# 2009 Haunt plan



## Terra (Sep 23, 2007)

Last year was my first attempt at many things and most of them turned out great. Because it was such an ambitious direction there were many things that were just thrown together. So this year I'm going to sweep through the haunt and graveyard and up the effects.
*Graveyard:* All month I looked at it and thought it was missing two things. One I knew what it was but the other eluded me. The one thing I knew it needed was animation. Luckily, Dave in the Grave's Peeping Tombstone will be the perfect solution. Plus, I get to make another tombstone  

I was at Michael's when I realized what the other element the graveyard needed....*pumpkins!* and the color boost they give. So, I bought 9 foam pumpkins they had on clearance and will be adding them in spots in the graveyard.

Other elements that will be added is a fog chiller tombstone, a Bucky resting next to a tombstone and lightning effects. 

*Driveway:* I have a long side driveway that is on a hill and it will be the perfect place to have an archy-type entrance. I will make two mirror opposite Pumpkinrot scarecrows _(pumpkin heads)_ holding lanterns. 

*Haunt Entrance:* It totally needs cement/foam pillar arches. 

*Forest room:* Last year this was terrible. No scares, just more of a spooky place to walk-through. NOT THIS YEAR! It will come alive with killer bushes, spitting snakes and fire!

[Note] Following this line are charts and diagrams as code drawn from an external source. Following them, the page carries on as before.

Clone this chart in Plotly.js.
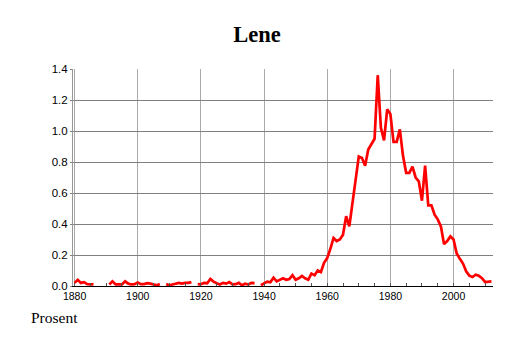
<!DOCTYPE html>
<html>
<head>
<meta charset="utf-8">
<script src="https://cdn.plot.ly/plotly-3.0.1.min.js"></script>
<style>html,body{margin:0;padding:0;background:#fff;}#chart{width:514px;height:343px;}</style>
</head>
<body>
<div id="chart"></div>
<script>
const years = [1880,1881,1882,1883,1884,1885,1886,1887,1888,1889,1890,
1891,1892,1893,1894,1895,1896,1897,1898,1899,1900,
1901,1902,1903,1904,1905,1906,1907,1908,1909,1910,
1911,1912,1913,1914,1915,1916,1917,1918,1919,1920,
1921,1922,1923,1924,1925,1926,1927,1928,1929,1930,
1931,1932,1933,1934,1935,1936,1937,1938,1939,1940,
1941,1942,1943,1944,1945,1946,1947,1948,1949,1950,
1951,1952,1953,1954,1955,1956,1957,1958,1959,1960,
1961,1962,1963,1964,1965,1966,1967,1968,1969,1970,
1971,1972,1973,1974,1975,1976,1977,1978,1979,1980,
1981,1982,1983,1984,1985,1986,1987,1988,1989,1990,
1991,1992,1993,1994,1995,1996,1997,1998,1999,2000,
2001,2002,2003,2004,2005,2006,2007,2008,2009,2010,
2011,2012];
const percent = [0.02,0.04,0.02,0.025,0.012,0.012,0.01,null,null,null,null,
0.01,0.03,0.01,0.012,0.01,0.03,0.015,0.01,0.012,0.022,
0.012,0.012,0.018,0.015,0.012,0.005,0.012,null,0.012,0.005,
0.01,0.015,0.02,0.015,0.02,0.02,0.025,null,0.01,0.012,
0.02,0.018,0.045,0.028,0.018,0.01,0.02,0.015,0.025,0.01,
0.012,0.02,0.005,0.015,0.01,0.02,0.018,null,0.005,0.015,
0.028,0.024,0.054,0.03,0.04,0.05,0.04,0.045,0.07,0.04,
0.05,0.065,0.05,0.04,0.08,0.07,0.10,0.09,0.15,0.18,
0.24,0.31,0.29,0.30,0.33,0.45,0.385,0.535,0.68,0.836,
0.826,0.776,0.88,0.92,0.95,1.36,1.02,0.94,1.14,1.11,
0.93,0.93,1.01,0.84,0.73,0.73,0.77,0.70,0.675,0.55,
0.776,0.52,0.52,0.46,0.43,0.385,0.27,0.29,0.32,0.30,
0.21,0.175,0.145,0.095,0.067,0.058,0.073,0.067,0.05,0.026,
0.03,0.03];
const xTicks = [1880,1900,1920,1940,1960,1980,2000];
const yTicks = [0,0.2,0.4,0.6,0.8,1.0,1.2,1.4];
const yTickText = ["0.0","0.2","0.4","0.6","0.8","1.0","1.2","1.4"];

const trace = {
  x: years, y: percent, type: 'scatter', mode: 'lines',
  line: {color: '#ff0000', width: 2.7},
  connectgaps: false, hoverinfo: 'skip'
};
const layout = {
  width: 514, height: 343,
  margin: {l: 73, r: 21, t: 69, b: 57},
  paper_bgcolor: '#ffffff', plot_bgcolor: '#ffffff',
  showlegend: false,
  font: {family: 'Liberation Sans, Arial, sans-serif', size: 11, color: '#000'},
  title: {text: '<b>Lene</b>', x: 0.5, xref: 'container', xanchor: 'center',
          y: 0.9, yref: 'container', yanchor: 'middle',
          font: {family: 'Liberation Serif, serif', size: 22.5, color: '#000'}},
  xaxis: {
    range: [1879.5, 2012.5], tickvals: xTicks, ticktext: xTicks.map(String),
    showgrid: true, gridcolor: '#aaaaaa', gridwidth: 1,
    showline: true, linecolor: '#000', linewidth: 1,
    ticks: 'inside', ticklen: 3, tickcolor: '#555',
    minor: {dtick: 5, tick0: 1880, ticks: 'inside', ticklen: 3, tickcolor: '#555', showgrid: false},
    zeroline: false, tickfont: {size: 10.5}
  },
  yaxis: {
    range: [0, 1.4], tickvals: yTicks, ticktext: yTickText,
    showgrid: true, gridcolor: '#808080', gridwidth: 1,
    showline: true, linecolor: '#999', linewidth: 1,
    ticks: 'outside', ticklen: 2, tickcolor: '#808080',
    zeroline: false, tickfont: {size: 11.5}
  },
  annotations: [{
    text: 'Prosent', xref: 'paper', yref: 'paper',
    x: -0.104, y: -0.147, xanchor: 'left', yanchor: 'middle',
    showarrow: false, font: {family: 'Liberation Serif, serif', size: 15.5, color: '#000'}
  }]
};
Plotly.newPlot('chart', [trace], layout, {staticPlot: true, displayModeBar: false});
</script>
</body>
</html>
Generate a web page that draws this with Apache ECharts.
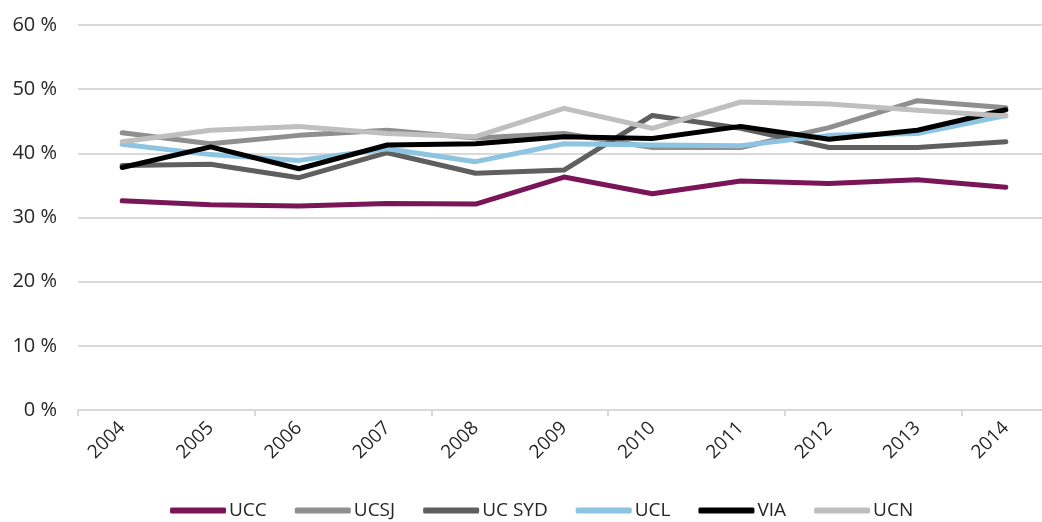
<!DOCTYPE html>
<html>
<head>
<meta charset="utf-8">
<script src="https://cdn.jsdelivr.net/npm/echarts@6/dist/echarts.min.js"></script>
<style>html,body{margin:0;padding:0;background:#fff;overflow:hidden;}#c{width:1060px;height:522px;}</style>
</head>
<body>
<div id="c"></div>
<script>
const years = ['2004','2005','2006','2007','2008','2009','2010','2011','2012','2013','2014'];
const yTicks = [0, 10, 20, 30, 40, 50, 60];
const seriesNames = ['UCC','UCSJ','UC SYD','UCL','VIA','UCN'];
const UCC   = [32.6, 32.0, 31.8, 32.2, 32.1, 36.3, 33.7, 35.7, 35.3, 35.9, 34.7];
const UCSJ  = [43.2, 41.5, 42.8, 43.6, 42.4, 43.1, 40.9, 40.9, 44.0, 48.2, 47.1];
const UCSYD = [38.1, 38.3, 36.2, 40.1, 36.9, 37.4, 45.9, 43.9, 40.9, 40.9, 41.8];
const UCL   = [41.4, 39.8, 38.9, 40.7, 38.7, 41.5, 41.3, 41.2, 42.8, 43.1, 45.9];
const VIA   = [37.8, 41.0, 37.6, 41.3, 41.5, 42.6, 42.3, 44.2, 42.2, 43.6, 46.8];
const UCN   = [41.8, 43.6, 44.2, 43.1, 42.6, 47.0, 43.9, 48.0, 47.7, 46.7, 45.8];

const colors = ['#7a1657', '#8f8f8f', '#5f5f5f', '#8cc4e2', '#000000', '#bfbfbf'];
const values = [UCC, UCSJ, UCSYD, UCL, VIA, UCN];
const font = '"Open Sans", "Noto Sans", sans-serif';

const chart = echarts.init(document.getElementById('c'), null, {renderer:'canvas'});
chart.setOption({
  animation: false,
  backgroundColor: '#ffffff',
  color: colors,
  grid: {left: 78, top: 25, width: 972, height: 385, containLabel: false},
  xAxis: {
    type: 'category',
    data: years,
    boundaryGap: true,
    axisLine: {show: true, lineStyle: {color: '#d9d9d9', width: 2}},
    axisTick: {show: true, interval: 1, length: 6, lineStyle: {color: '#d9d9d9', width: 2}},
    axisLabel: {interval: 0, rotate: 45, margin: 15, color: '#262626', fontSize: 19, fontFamily: font},
    splitLine: {show: false}
  },
  yAxis: {
    type: 'value',
    min: yTicks[0],
    max: yTicks[yTicks.length - 1],
    interval: 10,
    axisLine: {show: false},
    axisTick: {show: false},
    axisLabel: {formatter: '{value} %', margin: 21, color: '#262626', fontSize: 20, fontFamily: font},
    splitLine: {lineStyle: {color: '#d9d9d9', width: 2}}
  },
  legend: {
    top: 496,
    left: 165,
    icon: 'roundRect',
    itemWidth: 56,
    itemHeight: 6,
    itemGap: 28,
    textStyle: {color: '#262626', fontSize: 19, fontFamily: font, padding: [0, 0, 0, -2]},
    data: seriesNames
  },
  series: seriesNames.map((n, i) => ({
    name: n,
    type: 'line',
    data: values[i],
    symbol: 'none',
    lineStyle: {width: 5, color: colors[i], cap: 'round', join: 'round'},
    itemStyle: {color: colors[i]}
  }))
});
</script>
</body>
</html>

*Vampire Room:* The BIG change for this year. The DMX coffin is out and the DMX Vampiress Tank is in! There will be a seductive vampiress in a vat of red liquid who is mesmerizingly rotating. Then, *Wham!* a distraction scare. Not sure how yet but it'll be good. ​So, that's the master plan all laid out. Can't wait to get started.

Thanks for stopping by 

Terra


----------



## hallorenescene (Dec 28, 2007)

your ideas sound killer, good luck. post a picture of that vampire when you done. i love your beloved toombstone


----------



## halloween71 (Apr 22, 2007)

I look forward to seeing how to's.Esp the tombstone fog chiller.I have a store bought one works well but I need bigger!It holds a big mixing bowl full of ice.Not enough.
And anything pumpkinrot like I love!!


----------



## Haunty McSpooks (Jan 20, 2009)

Hi Terra,
I'd be particularly interested in the tombstone fog chiller too - but it all sounds great. I can't wait to read/see more.


----------



## 13mummy (Aug 26, 2007)

Can't wait to see your version of your piller arches, and your pumpkin rot scarecrow. I've always wanted to make one of those.


----------